At the cemetery he went to the director and handed over the deceased’s documents and ID. The director looked at the name and the photo and froze. His mouth fell open.
After a moment he said, “A few years ago a man I didn’t know came into my office. He looked respectable. After a brief conversation, he pulled out a large sum of money and said: ‘Sir, I want to do something unusual. I want you to set aside a section of plots for solitary people who die without family. Use this money to cover their burial needs and their graves.’
“With that money we prepared ten burial plots. Until now only one has been used. This man is the one who donated that section. The moment I saw the photo, I recognized him. And when I saw his name, I knew immediately it was him. The One who arranges all causes knew this man might be buried in a Christian burial, God forbid, and sent you in a roundabout way to the remote place where he lay, so you would bring him to the place he himself prepared for this purpose.”
Providence Without Breaking Nature
Such intervention does not require changing the laws of nature. It arranges the pieces so that everything remains within what looks like normal statistical possibility. Each stage could happen “by chance,” but the extraordinary way the puzzle pieces fit together creates a result that is astounding.

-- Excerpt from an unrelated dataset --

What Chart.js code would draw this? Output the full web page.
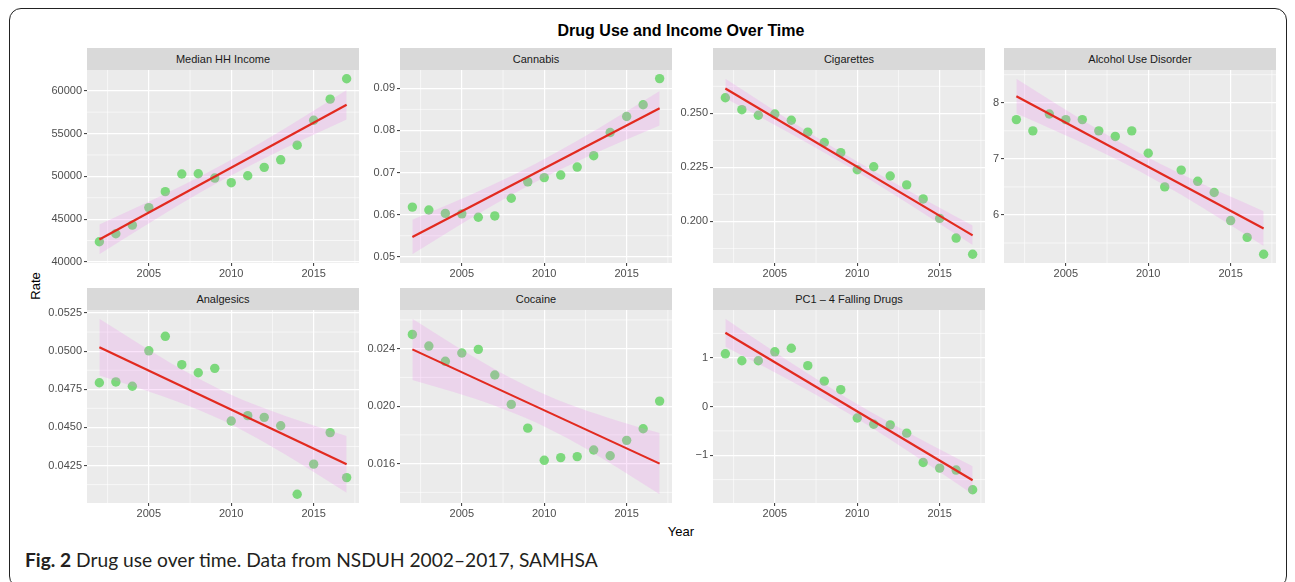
<!DOCTYPE html>
<html lang="en">
<head>
<meta charset="UTF-8">
<title>Drug Use and Income Over Time</title>
<script src="https://cdn.jsdelivr.net/npm/chart.js"></script>
<style>
  body { margin: 0; background: #fff; width: 1295px; height: 582px; position: relative; overflow: hidden;
         font-family: 'Liberation Sans', Arial, sans-serif; }
  #frame { position: absolute; left: 9px; top: 8px; width: 1276px; height: 578px; border: 1.5px solid #222; border-radius: 12px; }
  #title { position: absolute; left: 87px; width: 1188px; top: 22px; text-align: center; font-weight: bold;
           font-size: 16px; line-height: 18px; color: #000; }
  .strip { position: absolute; width: 272px; height: 22px; line-height: 22px; background: #d9d9d9; color: #1a1a1a;
           font-size: 11px; text-align: center; }
  .panel { position: absolute; }
  #ylab { position: absolute; left: 35px; top: 286px; transform: translate(-50%, -50%) rotate(-90deg); font-size: 13px; color: #000; }
  #xlab { position: absolute; left: 681px; top: 531px; transform: translate(-50%, -50%); font-size: 13px; color: #000; }
  #caption { position: absolute; left: 25px; top: 548px; font-family: Lato, sans-serif; font-size: 19.2px; color: #231f20; white-space: nowrap; }
</style>
</head>
<body>
  <div id="frame"></div>
  <div id="title">Drug Use and Income Over Time</div>
  <div id="ylab">Rate</div>
  <div id="xlab">Year</div>
  <div id="caption"><b>Fig. 2</b> Drug use over time. Data from NSDUH 2002–2017, SAMHSA</div>
  <div id="panels"></div>
<script>
// survey years
const years = [2002, 2003, 2004, 2005, 2006, 2007, 2008, 2009, 2010, 2011, 2012, 2013, 2014, 2015, 2016, 2017];

// yearly values per facet
const incomeRate     = [42360, 43290, 44300, 46350, 48210, 50270, 50300, 49800, 49260, 50070, 51050, 51930, 53640, 56550, 59020, 61400];
const cannabisRate   = [0.0618, 0.0611, 0.0603, 0.0602, 0.0594, 0.0597, 0.0639, 0.0678, 0.0688, 0.0694, 0.0713, 0.0740, 0.0795, 0.0833, 0.0861, 0.0923];
const cigaretteRate  = [0.2572, 0.2517, 0.2491, 0.2497, 0.2468, 0.2413, 0.2365, 0.2318, 0.2239, 0.2253, 0.2210, 0.2169, 0.2104, 0.2014, 0.1923, 0.1848];
const alcoholRate    = [7.7, 7.5, 7.8, 7.7, 7.7, 7.5, 7.4, 7.5, 7.1, 6.5, 6.8, 6.6, 6.4, 5.9, 5.6, 5.3];
const analgesicRate  = [0.04793, 0.04798, 0.04770, 0.05002, 0.05097, 0.04911, 0.04858, 0.04887, 0.04542, 0.04577, 0.04566, 0.04511, 0.04062, 0.04259, 0.04466, 0.04171];
const cocaineRate    = [0.02499, 0.02418, 0.02312, 0.02370, 0.02395, 0.02217, 0.02012, 0.01847, 0.01623, 0.01642, 0.01649, 0.01695, 0.01655, 0.01762, 0.01843, 0.02035];
const pc1Rate        = [1.081, 0.939, 0.939, 1.122, 1.196, 0.838, 0.520, 0.345, -0.236, -0.365, -0.378, -0.547, -1.149, -1.264, -1.304, -1.709];

// linear trend ends and confidence band edges
const fitYears  = [2002, 2017];
const bandYears = [2002, 2004.5, 2007, 2009.5, 2012, 2014.5, 2017];

const incomeFit = [42630, 58370];
const incomeLo  = [40900, 43916, 46846, 49594, 52092, 54410, 56640];
const incomeHi  = [44360, 46590, 48908, 51406, 54154, 57084, 60100];

const cannabisFit = [0.05471, 0.08527];
const cannabisLo  = [0.05061, 0.05663, 0.06246, 0.06784, 0.07264, 0.07701, 0.08117];
const cannabisHi  = [0.05881, 0.06297, 0.06734, 0.07214, 0.07752, 0.08335, 0.08937];

const cigaretteFit = [0.26150, 0.19356];
const cigaretteLo  = [0.25700, 0.24670, 0.23617, 0.22517, 0.21353, 0.20140, 0.18906];
const cigaretteHi  = [0.26600, 0.25366, 0.24153, 0.22989, 0.21889, 0.20836, 0.19806];

const alcoholFit = [8.118, 5.758];
const alcoholLo  = [7.808, 7.485, 7.146, 6.776, 6.360, 5.912, 5.448];
const alcoholHi  = [8.428, 7.964, 7.516, 7.100, 6.730, 6.391, 6.068];

const analgesicFit = [0.05026, 0.04258];
const analgesicLo  = [0.04840, 0.04754, 0.04659, 0.04545, 0.04403, 0.04242, 0.04072];
const analgesicHi  = [0.05212, 0.05042, 0.04881, 0.04739, 0.04625, 0.04530, 0.04444];

const cocaineFit = [0.02395, 0.01600];
const cocaineLo  = [0.02182, 0.02098, 0.02003, 0.01886, 0.01738, 0.01568, 0.01387];
const cocaineHi  = [0.02608, 0.02427, 0.02257, 0.02109, 0.01992, 0.01897, 0.01813];

const pc1Fit = [1.514, -1.514];
const pc1Lo  = [1.228, 0.788, 0.334, -0.150, -0.675, -1.230, -1.800];
const pc1Hi  = [1.800, 1.230, 0.675, 0.150, -0.334, -0.788, -1.228];

// axes: limits, breaks and labels
const xRange  = [2001.25, 2017.75];
const xMajor  = [2005, 2010, 2015];
const xLabels = ['2005', '2010', '2015'];
const xMinor  = [2002.5, 2007.5, 2012.5, 2017.5];

const incomeRange  = [39875, 62425];
const incomeTicks  = [40000, 45000, 50000, 55000, 60000];
const incomeLabels = ['40000', '45000', '50000', '55000', '60000'];
const incomeMinor  = [42500, 47500, 52500, 57500];

const cannabisRange  = [0.04853, 0.09434];
const cannabisTicks  = [0.05, 0.06, 0.07, 0.08, 0.09];
const cannabisLabels = ['0.05', '0.06', '0.07', '0.08', '0.09'];
const cannabisMinor  = [0.055, 0.065, 0.075, 0.085];

const cigaretteRange  = [0.18076, 0.27006];
const cigaretteTicks  = [0.200, 0.225, 0.250];
const cigaretteLabels = ['0.200', '0.225', '0.250'];
const cigaretteMinor  = [0.1875, 0.2125, 0.2375, 0.2625];

const alcoholRange  = [5.1436, 8.5844];
const alcoholTicks  = [6, 7, 8];
const alcoholLabels = ['6', '7', '8'];
const alcoholMinor  = [5.5, 6.5, 7.5, 8.5];

const analgesicRange  = [0.040045, 0.052695];
const analgesicTicks  = [0.0425, 0.0450, 0.0475, 0.0500, 0.0525];
const analgesicLabels = ['0.0425', '0.0450', '0.0475', '0.0500', '0.0525'];
const analgesicMinor  = [0.04125, 0.04375, 0.04625, 0.04875, 0.05125];

const cocaineRange  = [0.01326, 0.02669];
const cocaineTicks  = [0.016, 0.020, 0.024];
const cocaineLabels = ['0.016', '0.020', '0.024'];
const cocaineMinor  = [0.014, 0.018, 0.022, 0.026];

const pc1Range  = [-1.98, 1.98];
const pc1Ticks  = [-1, 0, 1];
const pc1Labels = ['\u22121', '0', '1'];
const pc1Minor  = [-1.5, -0.5, 0.5, 1.5];

const facets = [
  { name: 'Median HH Income',    rate: incomeRate,    fit: incomeFit,    lo: incomeLo,    hi: incomeHi,    range: incomeRange,    ticks: incomeTicks,    labels: incomeLabels,    minor: incomeMinor },
  { name: 'Cannabis',            rate: cannabisRate,  fit: cannabisFit,  lo: cannabisLo,  hi: cannabisHi,  range: cannabisRange,  ticks: cannabisTicks,  labels: cannabisLabels,  minor: cannabisMinor },
  { name: 'Cigarettes',          rate: cigaretteRate, fit: cigaretteFit, lo: cigaretteLo, hi: cigaretteHi, range: cigaretteRange, ticks: cigaretteTicks, labels: cigaretteLabels, minor: cigaretteMinor },
  { name: 'Alcohol Use Disorder', rate: alcoholRate,  fit: alcoholFit,   lo: alcoholLo,   hi: alcoholHi,   range: alcoholRange,   ticks: alcoholTicks,   labels: alcoholLabels,   minor: alcoholMinor },
  { name: 'Analgesics',          rate: analgesicRate, fit: analgesicFit, lo: analgesicLo, hi: analgesicHi, range: analgesicRange, ticks: analgesicTicks, labels: analgesicLabels, minor: analgesicMinor },
  { name: 'Cocaine',             rate: cocaineRate,   fit: cocaineFit,   lo: cocaineLo,   hi: cocaineHi,   range: cocaineRange,   ticks: cocaineTicks,   labels: cocaineLabels,   minor: cocaineMinor },
  { name: 'PC1 \u2013 4 Falling Drugs', rate: pc1Rate, fit: pc1Fit,      lo: pc1Lo,       hi: pc1Hi,       range: pc1Range,       ticks: pc1Ticks,       labels: pc1Labels,       minor: pc1Minor }
];

// facet grid geometry (plot area of each panel)
const colLeft = [87, 400, 713, 1004];
const rowTop = [70, 310];
const PW = 272, PH = 193, STRIP = 22;
const YW = 50, XH = 22, M = 8;

Chart.defaults.font.family = "'Liberation Sans', Arial, sans-serif";
Chart.defaults.font.size = 11;
Chart.defaults.color = '#4d4d4d';

const zip = (xs, ys) => xs.map((x, i) => ({ x: x, y: ys[i] }));

function panelBackground(minorX, minorY) {
  return {
    id: 'panelBackground',
    beforeDraw(chart) {
      const { ctx, chartArea: a, scales } = chart;
      ctx.save();
      ctx.fillStyle = '#ebebeb';
      ctx.fillRect(a.left, a.top, a.width, a.height);
      ctx.strokeStyle = '#ffffff';
      ctx.lineWidth = 0.6;
      ctx.beginPath();
      minorX.forEach(v => {
        const x = scales.x.getPixelForValue(v);
        if (x > a.left && x < a.right) { ctx.moveTo(x, a.top); ctx.lineTo(x, a.bottom); }
      });
      minorY.forEach(v => {
        const y = scales.y.getPixelForValue(v);
        if (y > a.top && y < a.bottom) { ctx.moveTo(a.left, y); ctx.lineTo(a.right, y); }
      });
      ctx.stroke();
      ctx.restore();
    }
  };
}

function noPadding(s) { s.paddingTop = 0; s.paddingBottom = 0; s.paddingLeft = 0; s.paddingRight = 0; }

const host = document.getElementById('panels');
facets.forEach((f, k) => {
  const col = k % 4, row = Math.floor(k / 4);
  const left = colLeft[col], top = rowTop[row];

  const strip = document.createElement('div');
  strip.className = 'strip';
  strip.style.left = left + 'px';
  strip.style.top = (top - STRIP) + 'px';
  strip.textContent = f.name;
  host.appendChild(strip);

  const canvas = document.createElement('canvas');
  canvas.className = 'panel';
  canvas.width = YW + PW + M;
  canvas.height = M + PH + XH;
  canvas.style.left = (left - YW) + 'px';
  canvas.style.top = (top - M) + 'px';
  canvas.style.width = canvas.width + 'px';
  canvas.style.height = canvas.height + 'px';
  host.appendChild(canvas);

  new Chart(canvas, {
    type: 'scatter',
    data: {
      datasets: [
        { data: zip(years, f.rate), pointRadius: 4.7, pointBorderWidth: 0,
          pointBackgroundColor: 'rgba(80, 208, 80, 0.72)', order: 3 },
        { data: zip(bandYears, f.lo), showLine: true, borderWidth: 0, borderColor: 'rgba(0,0,0,0)',
          pointRadius: 0, cubicInterpolationMode: 'monotone', fill: false, order: 2 },
        { data: zip(bandYears, f.hi), showLine: true, borderWidth: 0, borderColor: 'rgba(0,0,0,0)',
          pointRadius: 0, cubicInterpolationMode: 'monotone', fill: '-1',
          backgroundColor: 'rgba(238, 130, 238, 0.22)', order: 2 },
        { data: zip(fitYears, f.fit), showLine: true, borderWidth: 2.2, borderColor: '#e22a1f',
          pointRadius: 0, fill: false, order: 1 }
      ]
    },
    options: {
      responsive: false,
      animation: false,
      events: [],
      layout: { padding: { top: M, right: M, left: 0, bottom: 0 } },
      plugins: { legend: { display: false }, tooltip: { enabled: false } },
      scales: {
        x: {
          type: 'linear', min: xRange[0], max: xRange[1],
          afterBuildTicks: s => { s.ticks = xMajor.map(v => ({ value: v })); },
          afterFit: s => { s.height = XH; noPadding(s); },
          ticks: { autoSkip: false, maxRotation: 0, padding: 1, callback: (v, i) => xLabels[i] },
          grid: { color: '#ffffff', lineWidth: 1.2, tickLength: 3, tickColor: '#333333', tickWidth: 1 },
          border: { display: false }
        },
        y: {
          type: 'linear', min: f.range[0], max: f.range[1],
          afterBuildTicks: s => { s.ticks = f.ticks.map(v => ({ value: v })); },
          afterFit: s => { s.width = YW; noPadding(s); },
          ticks: { autoSkip: false, padding: 2, callback: (v, i) => f.labels[i] },
          grid: { color: '#ffffff', lineWidth: 1.2, tickLength: 3, tickColor: '#333333', tickWidth: 1 },
          border: { display: false }
        }
      }
    },
    plugins: [panelBackground(xMinor, f.minor)]
  });
});
</script>
</body>
</html>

When Moshe asked to “see” God, God answered: “You cannot see My face… and you will see My back, but My face shall not be seen.” Of course God has no physical form. Moshe wanted to grasp God’s ways, how He interacts with creation. The answer taught him that within our limited understanding, we cannot comprehend events while they are happening. Only afterward, looking back, can we see the “back” and recognize God’s infinite wisdom.
“And It Was Turned Upside Down”
A central phrase in the story of Esther is “and it was turned upside down.” What seemed at first like bad luck ultimately reveals itself as divine providence. There are miracles that, unlike the overt miracles described in Tanach, arrive disguised and appear as coincidences, natural events, random reality. But in truth, they are the product of heavenly intervention in human life.
The name Purim itself comes from the word pur, a lottery. Many people call lotteries a game of luck, where the winner is determined by random forces without reason. Faith teaches that in a world ruled by an all seeing God, there is no room for blind fate. “Fate” is not mere luck. It is a way for the Director of the universe to determine outcomes while remaining hidden behind the scenes.
Purim is the festival that deals with what people call coincidence. It reminds us, as the saying puts it, that coincidences are often God’s way of staying anonymous.
The Purim story contains many miracles, not miracles that override nature, but miracles of the kind that occur frequently in our own lives. And we often miss them, because God chooses not to shout, but to whisper.
We must tune ourselves to that quiet, gentle voice, so we can recognize it when He turns disaster into blessing.